— Start of Provided records —

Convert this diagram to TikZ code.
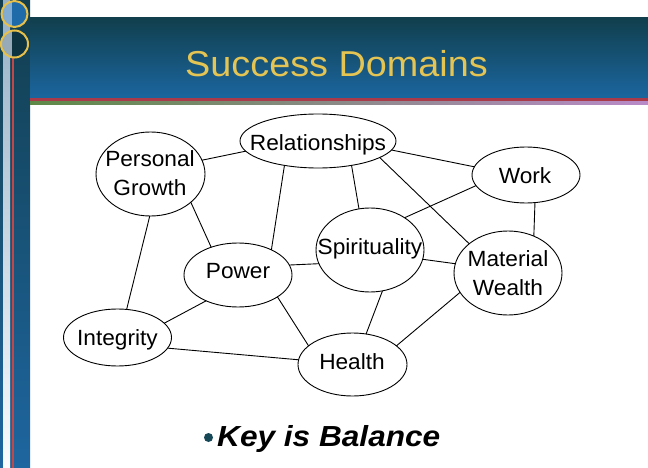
\documentclass[tikz,border=0pt]{standalone}
\usepackage{fontspec}
\setmainfont{Liberation Sans}
\newfontfamily\nodefont[FakeStretch=1.03]{Liberation Sans}
\newfontfamily\titlefont[FakeStretch=1.05]{Liberation Sans}
\newfontfamily\keyfont[FakeStretch=1.09]{Liberation Sans}
\usetikzlibrary{shapes.geometric}
\definecolor{bartop}{RGB}{18,62,78}
\definecolor{barbot}{RGB}{30,102,160}
\definecolor{hdrtop}{RGB}{17,63,77}
\definecolor{hdrbot}{RGB}{27,102,160}
\definecolor{hdrred}{RGB}{168,58,74}
\definecolor{stripgreen}{RGB}{94,138,72}
\definecolor{stripmid}{RGB}{160,140,150}
\definecolor{strippurple}{RGB}{185,138,200}
\definecolor{gold}{RGB}{228,196,82}
\definecolor{ringgold}{RGB}{230,192,74}
\definecolor{lightstrip}{RGB}{150,176,198}
\definecolor{redline}{RGB}{192,72,72}
\definecolor{bullet}{RGB}{22,72,88}
\definecolor{ringonedark}{RGB}{31,106,168}
\definecolor{ringonelight}{RGB}{130,172,210}
\definecolor{ringtwodark}{RGB}{14,52,66}
\definecolor{ringtwolight}{RGB}{150,170,184}
\begin{document}
\begin{tikzpicture}[x=1pt,y=-1pt,
  ell/.style={ellipse, draw, line width=0.9pt, inner sep=0pt, outer sep=0pt},
  lbl/.style={font=\nodefont\fontsize{22}{29}\selectfont, align=center, inner sep=0pt, anchor=base},
  conn/.style={line width=0.9pt}]
\useasboundingbox (0,0) rectangle (648,468);
% left bar
\shade[top color=bartop, bottom color=barbot] (0,0) rectangle (30,468);
\shade[top color=lightstrip, bottom color=white!95!lightstrip] (3,0) rectangle (10,468);
\fill[redline] (12,58) rectangle (13.5,468);
% header
\shade[top color=hdrtop, bottom color=hdrbot] (30,18) rectangle (648,98.5);
\fill[hdrred] (30,98.5) rectangle (648,101.5);
\shade[left color=stripgreen, middle color=stripmid, right color=strippurple] (30,101.5) rectangle (648,105);
% rings
\begin{scope}
  \clip (14.5,14) circle[radius=13pt];
  \fill[ringonedark] (0,0) rectangle (30,30);
  \fill[ringonelight] (0,0) rectangle (12,30);
\end{scope}
\begin{scope}
  \clip (14.5,44) circle[radius=13.5pt];
  \fill[ringtwodark] (0,28) rectangle (30,60);
  \fill[ringtwolight] (0,28) rectangle (12,60);
\end{scope}
\draw[ringgold, line width=2pt] (14.5,14) circle[radius=13pt];
\draw[ringgold, line width=2pt] (14.5,44) circle[radius=13.5pt];
% title
\node[font=\titlefont\fontsize{36}{40}\selectfont, text=gold, anchor=base, inner sep=0pt] (title) at (336.5,77) {Success Domains};
% ellipses
\node[ell, minimum width=109pt, minimum height=84pt] (pg) at (150.5,174) {};
\node[ell, minimum width=156pt, minimum height=54pt] (rel) at (318,141) {};
\node[ell, minimum width=108pt, minimum height=56pt] (work) at (526,175) {};
\node[ell, minimum width=108pt, minimum height=84pt] (spir) at (370,250) {};
\node[ell, minimum width=108pt, minimum height=84pt] (mw) at (508,273) {};
\node[ell, minimum width=108pt, minimum height=64pt] (pow) at (238,275) {};
\node[ell, minimum width=108pt, minimum height=57pt] (integ) at (117.5,337.5) {};
\node[ell, minimum width=109pt, minimum height=63pt] (health) at (352.5,364.5) {};
% labels
\node[lbl] (pgt) at (150,196) {Personal\\Growth};
\node[lbl] (relt) at (318,150) {Relationships};
\node[lbl] (workt) at (525,183) {Work};
\node[lbl] (spirt) at (370,254) {Spirituality};
\node[lbl] (mwt) at (508,295) {Material\\Wealth};
\node[lbl] (powt) at (238,278) {Power};
\node[lbl] (integt) at (117.5,345) {Integrity};
\node[lbl] (healtht) at (352,369) {Health};
% connectors
\draw[conn] (pg.15) -- (rel.188);
\draw[conn] (pg.-35) -- (pow.134);
\draw[conn] (pg.269) -- (integ.72);
\draw[conn] (rel.216) -- (pow.37);
\draw[conn] (rel.-36) -- (spir.105);
\draw[conn] (rel.-7) -- (work.171);
\draw[conn] (rel.-15) -- (mw.143);
\draw[conn] (work.192) -- (spir.43);
\draw[conn] (work.-72) -- (mw.55);
\draw[conn] (spir.-10) -- (mw.170);
\draw[conn] (pow.11) -- (spir.195);
\draw[conn] (spir.-73) -- (health.66);
\draw[conn] (pow.219) -- (integ.17);
\draw[conn] (pow.-29) -- (health.157);
\draw[conn] (integ.-12) -- (health.175);
\draw[conn] (health.23) -- (mw.202);
% key
\fill[bullet] (208.5,437.5) circle[radius=4.5pt];
\node[font=\keyfont\fontsize{29}{32}\selectfont\bfseries\itshape, anchor=base west, inner sep=0pt] (key) at (217,446) {Key is Balance};
\end{tikzpicture}
\end{document}
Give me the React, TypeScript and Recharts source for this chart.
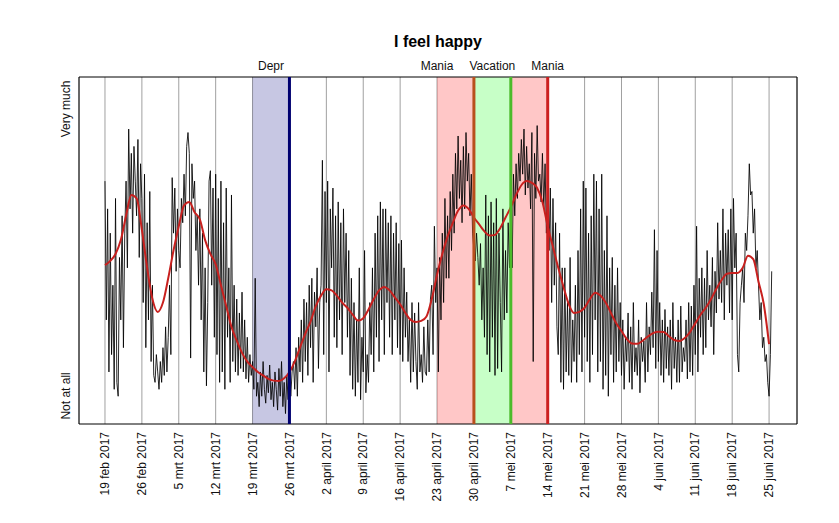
import React from 'react';
import { ComposedChart, Line, XAxis, YAxis, CartesianGrid, ReferenceArea, ReferenceLine } from 'recharts';

const FONT = '"Liberation Sans", Arial, sans-serif';

const chartTitle = 'I feel happy';

const weekLabels = [
  '19 feb 2017', '26 feb 2017', '5 mrt 2017', '12 mrt 2017', '19 mrt 2017', '26 mrt 2017',
  '2 april 2017', '9 april 2017', '16 april 2017', '23 april 2017', '30 april 2017',
  '7 mei 2017', '14 mei 2017', '21 mei 2017', '28 mei 2017', '4 juni 2017', '11 juni 2017',
  '18 juni 2017', '25 juni 2017',
];

const yTickValues = [8.1, 90.8];
const yTickLabels = ['Not at all', 'Very much'];

// four measurements per day, starting 19 feb 2017
const febScores = [
  70, 30, 62, 15, 55, 20, 40, 10, 65, 12, 8, 48, 30, 60, 22, 55, 70, 45, 85, 62,
  78, 55, 80, 70, 60, 82, 48, 75, 65, 35, 72, 22, 58, 30, 67, 18, 40, 14, 12, 20,
];
const mrtScores = [
  15, 10, 18, 12, 22, 14, 28, 15, 25, 40, 20, 71, 55, 68, 44, 62, 50, 45, 65, 58,
  72, 60, 80, 84, 78, 19, 75, 65, 70, 50, 60, 40, 62, 30, 55, 15, 45, 11, 35, 70,
  73, 40, 68, 25, 72, 20, 65, 12, 70, 15, 58, 10, 68, 25, 45, 12, 66, 18, 40, 15,
  36, 14, 32, 16, 38, 15, 30, 13, 25, 12, 20, 14, 18, 10, 42, 8, 12, 5, 15, 8,
  18, 10, 6, 14, 9, 17, 7, 12, 5, 15, 10, 4, 16, 8, 18, 5, 12, 3, 14, 7,
  20, 8, 15, 18, 10, 22, 8, 25, 15, 30, 12, 36, 18, 35, 14, 40, 22, 42, 12, 38,
  28, 45, 16, 35,
];
const aprilScores = [
  40, 76, 20, 67, 35, 70, 15, 62, 45, 68, 25, 60, 22, 64, 30, 58, 20, 62, 35, 55,
  25, 50, 14, 42, 10, 35, 8, 30, 12, 45, 7, 25, 15, 50, 9, 20, 12, 35, 20, 45,
  15, 55, 25, 60, 18, 64, 30, 62, 20, 62, 35, 58, 25, 60, 20, 55, 30, 58, 22, 52,
  20, 53, 18, 45, 25, 38, 18, 30, 12, 35, 15, 32, 18, 10, 35, 15, 20, 12, 28, 15,
  14, 30, 15, 36, 40, 20, 57, 35, 45, 15, 48, 30, 55, 35, 65, 42, 60, 42, 67, 50,
  72, 55, 78, 62, 83, 65, 76, 58, 80, 62, 84, 70, 78, 60, 72, 55, 50, 47, 55, 48,
];
const meiScores = [
  40, 52, 30, 45, 25, 66, 20, 60, 15, 64, 25, 58, 14, 65, 16, 55, 35, 15, 62, 30,
  50, 32, 58, 45, 62, 45, 72, 60, 75, 65, 78, 70, 82, 72, 85, 66, 80, 68, 75, 62,
  84, 18, 78, 65, 86, 70, 72, 64, 78, 62, 75, 55, 70, 50, 68, 35, 65, 40, 58, 28,
  20, 55, 12, 45, 10, 45, 15, 35, 14, 48, 12, 30, 18, 40, 12, 50, 20, 62, 15, 70,
  25, 68, 18, 55, 12, 60, 20, 72, 30, 70, 15, 62, 18, 72, 10, 50, 14, 60, 8, 45,
  20, 48, 12, 40, 15, 45, 18, 35, 14, 30, 10, 25, 18, 32, 12, 28, 10, 35, 15, 22,
  14, 30, 9, 25,
];
const juniScores = [
  18, 24, 12, 35, 15, 28, 20, 38, 22, 56, 16, 50, 18, 35, 14, 30, 12, 33, 16, 28,
  14, 30, 10, 35, 16, 25, 12, 30, 12, 34, 15, 22, 18, 30, 13, 35, 15, 34, 14, 40,
  20, 57, 15, 42, 25, 45, 20, 42, 22, 50, 30, 40, 28, 48, 20, 44, 32, 58, 36, 50,
  35, 62, 30, 55, 40, 56, 32, 62, 30, 65, 45, 55, 20, 15, 35, 40, 45, 35, 55, 50,
  60, 75, 66, 67, 55, 62, 45, 50, 40, 30, 35, 22, 25, 18, 20, 12, 8, 20, 44,
];

// smoothed trend, one value per day
const smoothTrend = [
  45.8, 47, 49, 53, 60, 66, 65, 56, 45, 36,
  32.3, 35, 42, 50, 57, 63, 64, 61, 59, 53,
  49, 46, 40, 34, 28, 24, 20.5, 18, 16.4, 15,
  14, 13, 12.5, 12.4, 13.2, 15, 18, 22, 26, 29.5,
  34, 37, 38.8, 38.5, 37, 35, 33.5, 31.5, 29.8, 30.5,
  33, 36, 38.5, 39.5, 38.5, 36.5, 34.5, 32, 30, 29.4,
  29.7, 31, 36, 43, 49, 54, 58, 61.5, 63, 62,
  59.5, 57.5, 55.5, 54.3, 54.5, 56.5, 59.5, 62.5, 66, 68.8,
  70, 69.5, 68, 64, 57, 51, 45, 39.5, 34.5, 32,
  32.3, 33.5, 36, 37.8, 37, 35, 32, 29, 26.8, 24.5,
  23.2, 23.1, 24, 25.2, 26.2, 26.6, 26.5, 25.3, 24.2, 23.9,
  24.8, 26.5, 29, 31.5, 33.5, 36, 39, 41.5, 43.3, 43.5,
  43.5, 45, 48.5, 47.5, 41, 34.5, 23,
];

const episodeStart = [28, 63, 70, 77];
const episodeEnd = [35, 70, 77, 84];
const episodeFill = ['#000080', '#ff0000', '#00ff00', '#ff0000'];
const episodeEndColor = ['#000070', '#b8501c', '#4cbb2a', '#cc2020'];
const labelNames = ['Depr', 'Mania', 'Vacation', 'Mania'];
const labelDays = [31.5, 63, 73.5, 84];

const X_DOMAIN: [number, number] = [-4.93, 131.3];
const Y_DOMAIN: [number, number] = [0, 100];

const allScores = [...febScores, ...mrtScores, ...aprilScores, ...meiScores, ...juniScores];
const rawData = allScores.map((v, i) => ({ day: i / 4, score: v }));
const trendData = smoothTrend.map((v, i) => ({ day: i, trend: v }));
const weekTicks = weekLabels.map((_, i) => i * 7);

const XTick = (props: any) => {
  const { x, y, payload } = props;
  const label = weekLabels[Math.round(payload.value / 7)];
  return (
    <g transform={`translate(${x},${y})`}>
      <text transform="rotate(-90)" x={-8} y={0} dy="0.35em" textAnchor="end" fontSize={12} fontFamily={FONT} fill="#111">
        {label}
      </text>
    </g>
  );
};

const YTick = (props: any) => {
  const { x, y, payload } = props;
  const idx = yTickValues.indexOf(payload.value);
  return (
    <g transform={`translate(${x - 13},${y})`}>
      <text transform="rotate(-90)" x={0} y={0} dy="0.35em" textAnchor="middle" fontSize={12} fontFamily={FONT} fill="#111">
        {yTickLabels[idx]}
      </text>
    </g>
  );
};

export default function App() {
  return (
    <div style={{ position: 'absolute', left: 0, top: 0, width: 839, height: 523, background: '#fff' }}>
      <svg width={839} height={60} style={{ position: 'absolute', left: 0, top: 0 }}>
        <text x={438} y={47} textAnchor="middle" fontSize={16} fontWeight="bold" fontFamily={FONT} fill="#000">
          {chartTitle}
        </text>
      </svg>
      <div style={{ position: 'absolute', left: 0, top: 0 }}>
        <ComposedChart width={839} height={523} margin={{ top: 77, right: 42, bottom: 9, left: 49 }}>
          <CartesianGrid horizontal={false} stroke="#a0a0a0" strokeWidth={1} />
          <XAxis
            dataKey="day"
            type="number"
            domain={X_DOMAIN}
            allowDataOverflow
            ticks={weekTicks}
            interval={0}
            height={90}
            tickLine={false}
            axisLine={false}
            tickSize={0}
            tickMargin={0}
            tick={<XTick />}
          />
          <YAxis
            type="number"
            domain={Y_DOMAIN}
            allowDataOverflow
            ticks={yTickValues}
            interval={0}
            width={30}
            tickLine={false}
            axisLine={false}
            tickSize={0}
            tickMargin={0}
            tick={<YTick />}
          />
          <Line data={rawData} dataKey="score" type="linear" stroke="#000" strokeWidth={0.85} dot={false} activeDot={false} isAnimationActive={false} />
          {episodeStart.map((s, i) => (
            <ReferenceArea key={`a${i}`} x1={s} x2={episodeEnd[i]} y1={Y_DOMAIN[0]} y2={Y_DOMAIN[1]} fill={episodeFill[i]} fillOpacity={0.22} stroke="none" />
          ))}
          <Line data={trendData} dataKey="trend" type="monotone" stroke="#c8201e" strokeWidth={2} dot={false} activeDot={false} isAnimationActive={false} />
          {episodeEnd.map((e, i) => (
            <ReferenceLine key={`l${i}`} x={e} stroke={episodeEndColor[i]} strokeWidth={3} />
          ))}
          {labelDays.map((d, i) => (
            <ReferenceLine
              key={`t${i}`}
              x={d}
              stroke="none"
              label={{ value: labelNames[i], position: 'top', offset: 7, fontSize: 12, fontFamily: FONT, fill: '#111' }}
            />
          ))}
          <ReferenceArea x1={X_DOMAIN[0]} x2={X_DOMAIN[1]} y1={Y_DOMAIN[0]} y2={Y_DOMAIN[1]} fill="none" stroke="#000" strokeWidth={1} ifOverflow="visible" />
        </ComposedChart>
      </div>
    </div>
  );
}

— End of Provided records —

Repeat exactly, and only, the lines between the line holding "Give me the" and the line holding "const chartTitle = 'I feel happy';", inclusive, leaving pictures out.

*Answer to the problem:*
Give me the React, TypeScript and Recharts source for this chart.
import React from 'react';
import { ComposedChart, Line, XAxis, YAxis, CartesianGrid, ReferenceArea, ReferenceLine } from 'recharts';

const FONT = '"Liberation Sans", Arial, sans-serif';

const chartTitle = 'I feel happy';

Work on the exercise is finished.